A Bahraini Air Force F-5F on the taxiway at RAF Alconbury

- F-5-21
Temporary designation for the YF-5B.
- YF-5B
One F-5B was fitted with a 5,000 lbf (2,268 kgf) General Electric J85-GE-21 engine, and used as a prototype for the F-5E Tiger II.
- F-5B
Two-seat trainer version.
- F-5B(G)
Two-seat trainer version of the F-5B for the Royal Norwegian Air Force.
- F-5BM
Two-seat trainer version in use by the Spanish Air and Space Force for air combat training. The modernized F-5BM is designated SF-5M (AE.9).
- F-5D
Unbuilt trainer version.
- F-5F Tiger II
Two-seat trainer version of F-5E Tiger II, AN/APQ-167 radar tested, intended to replace AN/APQ-157, but not carried out.
- F-5F Tiger III
Upgraded trainer version of the F-5F in use by the Chilean Air Force.
- F-5T
Upgraded F-5F, was in service with the Republic of Singapore Air Force.
- F-5THF (บ.ข.18 ค)
Twin-seat version of F-5TH in service with the Royal Thai Air Force as of May 2020.
- F-5FM
Upgraded trainer version of the F-5F for the Brazilian Air Force.
- AE.9
Spanish designation of the Northrop F-5BM and SF-5M.
- B.Kh.18K
 (บ.ข.๑๘ก) Royal Thai Air Force designation for the F-5B.
- B.Kh.18Kh
 (บ.ข.๑๘ค) Royal Thai Air Force designation for the F-5F.

===Foreign variants===

A Canadian Air Force CF-116D

====Licensed versions====
- CF-5

Fighter versions for the Canadian Forces Air Command built under license by Canadair. Its Canadian designation is CF-116; 89 single-seat and 46 dual-seat were built for Canada. Total production of 240.
- NF-5A
  Single-seat fighter version of the CF-5A for the Royal Netherlands Air Force; 75 single-seat built in Canada.
- NF-5B
  Two-seat training version of the CF-5D for the Royal Netherlands Air Force; 30 built in Canada.

- SF-5A
  Single-seat fighter version of the F-5A for the Spanish Air and Space Force; built under license in Spain by CASA.
- SRF-5A
  Single-seat reconnaissance version of the RF-5A for the Spanish Air and Space Force; built under license in Spain by CASA.
- SF-5B
  Two-seat training version of the F-5B for the Spanish Air and Space Force. Built under license by CASA in Spain.

- VF-5A
  Single-seat version of the CF-5A for the Venezuelan Air Force. This designation was given to some Canadair CF-116s which were sold to the Venezuelan Air Force.
- VF-5D
  Two-seat training version of the CF-5D for the Venezuelan Air Force.

- KF-5E
  F-5E built in South Korea for the Republic of Korea Air Force. First introduction: September 1982; 48 built.
- KF-5F
  F-5F built in South Korea for the Republic of Korea Air Force. First introduction: September 1982; 20 built.

- Chung Cheng
  F-5E/F built in Taiwan for Republic of China Air Force by AIDC. First introduction: 30 October 1974, one day before President Chiang Kai-shek's 88th birthday, and was thus christened "Chung Cheng", the true name of President Chiang; 308 built.
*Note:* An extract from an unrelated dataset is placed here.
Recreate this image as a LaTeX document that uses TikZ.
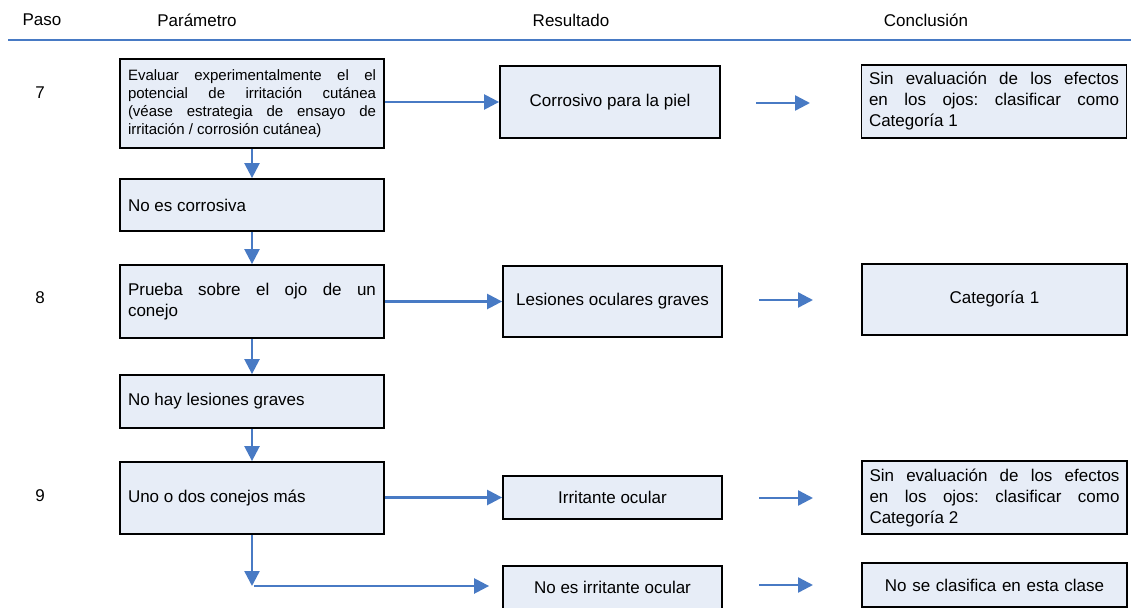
\documentclass[tikz,border=0pt]{standalone}
\usepackage{fontspec}
\setmainfont{Liberation Sans}
\usetikzlibrary{arrows.meta}
\definecolor{boxfill}{RGB}{231,237,247}
\definecolor{arrblue}{RGB}{72,122,196}
\frenchspacing
\tikzset{
  stepbox/.style={draw=black, line width=1.8pt, fill=boxfill, rectangle, inner sep=0pt,
    minimum width=264pt, text width=248pt, align=justify, font=\fontsize{17}{21}\selectfont},
  resbox/.style={draw=black, line width=1.8pt, fill=boxfill, rectangle, inner sep=0pt,
    minimum width=220pt, align=center, font=\fontsize{17}{21}\selectfont},
  conbox/.style={draw=black, line width=1.8pt, fill=boxfill, rectangle, inner sep=0pt,
    minimum width=265pt, text width=250pt, align=justify, font=\fontsize{17}{21}\selectfont},
  hdr/.style={font=\fontsize{17}{21}\selectfont},
  arr/.style={draw=arrblue, line width=2.4pt, -{Triangle[length=15pt,width=15pt]}},
  ln/.style={draw=arrblue, line width=2.2pt},
}
\begin{document}
\begin{tikzpicture}[x=1pt,y=-1pt]
\useasboundingbox (0,0) rectangle (1131,607);
% header
\node[hdr] (hpaso) at (42,20) {Paso};
\node[hdr] (hpar) at (197,20) {Parámetro};
\node[hdr] (hres) at (571,20) {Resultado};
\node[hdr] (hcon) at (926,20) {Conclusión};
\coordinate (hl1) at (8,40);
\coordinate (hl2) at (1131,40);
\draw[ln] (hl1) -- (hl2);
% step numbers
\node[hdr] (s7) at (40,93) {7};
\node[hdr] (s8) at (40,298) {8};
\node[hdr] (s9) at (40,496) {9};
% parameter column
\node[stepbox, minimum height=89pt, font=\fontsize{15}{18}\selectfont] (b1) at (252,103.5)
  {Evaluar experimentalmente el el\linebreak potencial de irritación cutánea\linebreak (véase estrategia de ensayo de\linebreak irritación / corrosión cutánea)};
\node[stepbox, minimum height=52pt] (b2) at (252,205) {No es corrosiva};
\node[stepbox, minimum height=73pt] (b3) at (252,301.5) {Prueba sobre el ojo de un\linebreak conejo};
\node[stepbox, minimum height=53pt] (b4) at (252,401.5) {No hay lesiones graves};
\node[stepbox, minimum height=72pt] (b5) at (252,498) {Uno o dos conejos más};
% result column
\node[resbox, minimum height=72pt] (r1) at (610,102) {Corrosivo para la piel};
\node[resbox, minimum width=219pt, minimum height=71pt] (r2) at (612.5,301.5) {Lesiones oculares graves};
\node[resbox, minimum width=219pt, minimum height=43pt] (r3) at (612.5,497.5) {Irritante ocular};
\node[resbox, minimum width=219pt, minimum height=43pt] (r4) at (612.5,587.5) {No es irritante ocular};
% conclusion column
\node[conbox, minimum height=73pt] (c1) at (994,101.5)
  {Sin evaluación de los efectos\linebreak en los ojos: clasificar como\linebreak Categoría 1};
\node[conbox, minimum height=71pt, align=center] (c2) at (994.5,299.5) {Categoría 1};
\node[conbox, minimum height=73pt] (c3) at (994.5,497.5)
  {Sin evaluación de los efectos\linebreak en los ojos: clasificar como\linebreak Categoría 2};
\node[conbox, minimum height=44pt, align=center] (c4) at (994.5,585) {No se clasifica en esta clase};
% vertical arrows
\draw[arr] (b1.south) -- (b2.north);
\draw[arr] (b2.south) -- (b3.north);
\draw[arr] (b3.south) -- (b4.north);
\draw[arr] (b4.south) -- (b5.north);
\coordinate (turn) at (252,586);
\coordinate (turn2) at (254,586);
\draw[arr] (b5.south) -- (turn);
\draw[arr] (turn2) -- ([xshift=-13pt]r4.west |- turn2);
% horizontal arrows to results
\draw[arr] (b1.east |- r1.west) -- (r1.west);
\draw[arr] (b3.east |- r2.west) -- (r2.west);
\draw[arr] (b5.east |- r3.west) -- (r3.west);
% arrows result -> conclusion
\coordinate (a1s) at (756,103); \coordinate (a1e) at (810,103);
\coordinate (a2s) at (759,300); \coordinate (a2e) at (813,300);
\coordinate (a3s) at (759,498); \coordinate (a3e) at (813,498);
\coordinate (a4s) at (759,585); \coordinate (a4e) at (813,585);
\draw[arr] (a1s) -- (a1e);
\draw[arr] (a2s) -- (a2e);
\draw[arr] (a3s) -- (a3e);
\draw[arr] (a4s) -- (a4e);
\end{tikzpicture}
\end{document}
====Unlicensed versions====

Iranian Azarakhsh

- Azarakhsh
  F-5E built or modified in Iran with unknown changes and mid-wing intakes.
- Sa'eqeh
  F-5E modified in Iran with canted, twin vertical stabilizers.
- Kowsar
  Two-seat F-5F built or modified in Iran.

===Derivatives===

====F-20 Tigershark====

In comparison to later fighters, the improved F-5E had some weaknesses; these included marginal acceleration, rearward visibility, and fuel fraction, and a lack of Beyond Visual Range (BVR) weapons once such radar–guided missiles became reliable during the 1980s. The F-5G, later renamed the F-20 Tigershark, aimed to correct these weaknesses while maintaining a small size and low cost to produce a competitive fighter. Compared to the F-5E, it had 60% more power, a higher climb rate and acceleration, better cockpit visibility, more modern radar and BVR capability, and competitive performance with fourth generation fighters. Like the F-5, it had better cost–effectiveness as it had the minimum necessary features relative to its competition to perform its air superiority mission. As an example, in the 1960s and early 1970s, the F-5's lack of BVR missiles was not a significant disadvantage as the kill rate of such missiles was approximately 8% to 10%, and the performance and loss of surprise (radar warning to the enemy) cost of carrying them was not practically justified. By the early 1980s, the American AIM-7 Sparrow radar-guided missile in its "M" version was realistically exceeding a 60% kill rate, and was integrated onto the F-20. Brigadier General Chuck Yeager, test pilot and the first man to break the sound barrier, referred to the F-20 as "the finest fighter". Despite its performance and affordable cost, the F-20 lost out for foreign sales against the similarly capable but more expensive F-16, which was being procured in large numbers by the US Air Force and was viewed as having greater support.

====Northrop YF-17====

The Northrop YF-17's main design elements date from the F-5 based internal Northrop project N-300. The N-300 featured a longer fuselage, small leading-edge root extensions (LERX), and more powerful GE15-J1A1 turbojets. The wing was moved higher on the fuselage to increase ordnance flexibility. The N-300 further evolved into the P-530 Cobra. The P-530's wing planform and nose section was similar to the F-5, with a trapezoidal shape formed by a sweep of 20° at the quarter-chord line, and an unswept trailing edge, but was over double the area. While the YF-17 lost its bid for the USAF lightweight fighter, it would be developed into the larger McDonnell Douglas F/A-18 Hornet.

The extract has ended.